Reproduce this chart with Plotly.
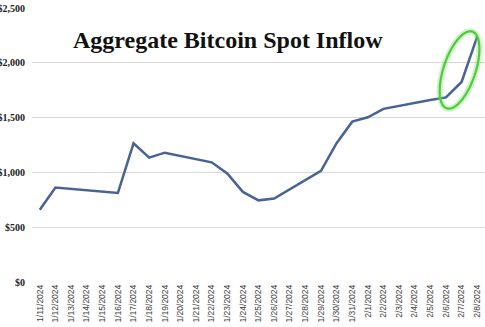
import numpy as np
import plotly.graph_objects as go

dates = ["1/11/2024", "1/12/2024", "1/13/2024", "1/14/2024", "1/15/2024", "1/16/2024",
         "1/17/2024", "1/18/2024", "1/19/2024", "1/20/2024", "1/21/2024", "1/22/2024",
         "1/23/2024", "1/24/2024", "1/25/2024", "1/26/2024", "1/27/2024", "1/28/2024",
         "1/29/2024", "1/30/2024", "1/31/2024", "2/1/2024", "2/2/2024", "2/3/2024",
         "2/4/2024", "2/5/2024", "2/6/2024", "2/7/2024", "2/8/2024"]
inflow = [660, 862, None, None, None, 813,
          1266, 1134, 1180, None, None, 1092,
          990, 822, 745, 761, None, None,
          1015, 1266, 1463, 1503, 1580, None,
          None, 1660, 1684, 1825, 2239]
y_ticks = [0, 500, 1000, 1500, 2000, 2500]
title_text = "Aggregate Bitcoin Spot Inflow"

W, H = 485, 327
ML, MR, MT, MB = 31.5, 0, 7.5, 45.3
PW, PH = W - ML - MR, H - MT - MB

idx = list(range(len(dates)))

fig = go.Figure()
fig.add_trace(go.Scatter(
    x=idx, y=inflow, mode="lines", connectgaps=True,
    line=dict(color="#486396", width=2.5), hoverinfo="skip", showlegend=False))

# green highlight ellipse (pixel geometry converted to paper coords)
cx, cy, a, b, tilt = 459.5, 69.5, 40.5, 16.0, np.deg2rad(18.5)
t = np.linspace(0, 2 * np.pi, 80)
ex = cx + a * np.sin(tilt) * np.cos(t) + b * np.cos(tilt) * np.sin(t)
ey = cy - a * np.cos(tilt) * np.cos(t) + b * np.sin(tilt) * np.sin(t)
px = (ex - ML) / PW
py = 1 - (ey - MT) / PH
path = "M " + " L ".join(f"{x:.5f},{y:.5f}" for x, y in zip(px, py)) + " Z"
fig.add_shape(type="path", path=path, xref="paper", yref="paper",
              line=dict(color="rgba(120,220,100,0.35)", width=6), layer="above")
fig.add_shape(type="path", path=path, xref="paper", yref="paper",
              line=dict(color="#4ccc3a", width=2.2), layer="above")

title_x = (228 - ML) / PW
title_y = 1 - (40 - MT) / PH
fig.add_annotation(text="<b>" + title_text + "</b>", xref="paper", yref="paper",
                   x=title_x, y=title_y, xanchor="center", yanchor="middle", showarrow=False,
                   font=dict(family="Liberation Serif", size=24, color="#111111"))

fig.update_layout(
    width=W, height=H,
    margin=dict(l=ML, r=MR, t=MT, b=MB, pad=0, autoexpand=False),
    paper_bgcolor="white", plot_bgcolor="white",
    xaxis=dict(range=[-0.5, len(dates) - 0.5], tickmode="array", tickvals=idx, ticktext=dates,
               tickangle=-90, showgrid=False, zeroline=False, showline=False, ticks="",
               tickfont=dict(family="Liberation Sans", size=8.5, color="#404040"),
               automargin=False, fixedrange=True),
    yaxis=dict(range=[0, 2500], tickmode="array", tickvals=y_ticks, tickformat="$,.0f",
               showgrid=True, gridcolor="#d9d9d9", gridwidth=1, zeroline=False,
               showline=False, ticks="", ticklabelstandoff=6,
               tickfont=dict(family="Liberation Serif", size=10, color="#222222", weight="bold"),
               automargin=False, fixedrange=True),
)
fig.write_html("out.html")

[Exercise requirements]: Reproduce the material above in full and without alteration, but skip all pictures.

[Response to this task]:
Reproduce this chart with Plotly.
import numpy as np
import plotly.graph_objects as go

dates = ["1/11/2024", "1/12/2024", "1/13/2024", "1/14/2024", "1/15/2024", "1/16/2024",
         "1/17/2024", "1/18/2024", "1/19/2024", "1/20/2024", "1/21/2024", "1/22/2024",
         "1/23/2024", "1/24/2024", "1/25/2024", "1/26/2024", "1/27/2024", "1/28/2024",
         "1/29/2024", "1/30/2024", "1/31/2024", "2/1/2024", "2/2/2024", "2/3/2024",
         "2/4/2024", "2/5/2024", "2/6/2024", "2/7/2024", "2/8/2024"]
inflow = [660, 862, None, None, None, 813,
          1266, 1134, 1180, None, None, 1092,
          990, 822, 745, 761, None, None,
          1015, 1266, 1463, 1503, 1580, None,
          None, 1660, 1684, 1825, 2239]
y_ticks = [0, 500, 1000, 1500, 2000, 2500]
title_text = "Aggregate Bitcoin Spot Inflow"

W, H = 485, 327
ML, MR, MT, MB = 31.5, 0, 7.5, 45.3
PW, PH = W - ML - MR, H - MT - MB

idx = list(range(len(dates)))

fig = go.Figure()
fig.add_trace(go.Scatter(
    x=idx, y=inflow, mode="lines", connectgaps=True,
    line=dict(color="#486396", width=2.5), hoverinfo="skip", showlegend=False))

# green highlight ellipse (pixel geometry converted to paper coords)
cx, cy, a, b, tilt = 459.5, 69.5, 40.5, 16.0, np.deg2rad(18.5)
t = np.linspace(0, 2 * np.pi, 80)
ex = cx + a * np.sin(tilt) * np.cos(t) + b * np.cos(tilt) * np.sin(t)
ey = cy - a * np.cos(tilt) * np.cos(t) + b * np.sin(tilt) * np.sin(t)
px = (ex - ML) / PW
py = 1 - (ey - MT) / PH
path = "M " + " L ".join(f"{x:.5f},{y:.5f}" for x, y in zip(px, py)) + " Z"
fig.add_shape(type="path", path=path, xref="paper", yref="paper",
              line=dict(color="rgba(120,220,100,0.35)", width=6), layer="above")
fig.add_shape(type="path", path=path, xref="paper", yref="paper",
              line=dict(color="#4ccc3a", width=2.2), layer="above")

title_x = (228 - ML) / PW
title_y = 1 - (40 - MT) / PH
fig.add_annotation(text="<b>" + title_text + "</b>", xref="paper", yref="paper",
                   x=title_x, y=title_y, xanchor="center", yanchor="middle", showarrow=False,
                   font=dict(family="Liberation Serif", size=24, color="#111111"))

fig.update_layout(
    width=W, height=H,
    margin=dict(l=ML, r=MR, t=MT, b=MB, pad=0, autoexpand=False),
    paper_bgcolor="white", plot_bgcolor="white",
    xaxis=dict(range=[-0.5, len(dates) - 0.5], tickmode="array", tickvals=idx, ticktext=dates,
               tickangle=-90, showgrid=False, zeroline=False, showline=False, ticks="",
               tickfont=dict(family="Liberation Sans", size=8.5, color="#404040"),
               automargin=False, fixedrange=True),
    yaxis=dict(range=[0, 2500], tickmode="array", tickvals=y_ticks, tickformat="$,.0f",
               showgrid=True, gridcolor="#d9d9d9", gridwidth=1, zeroline=False,
               showline=False, ticks="", ticklabelstandoff=6,
               tickfont=dict(family="Liberation Serif", size=10, color="#222222", weight="bold"),
               automargin=False, fixedrange=True),
)
fig.write_html("out.html")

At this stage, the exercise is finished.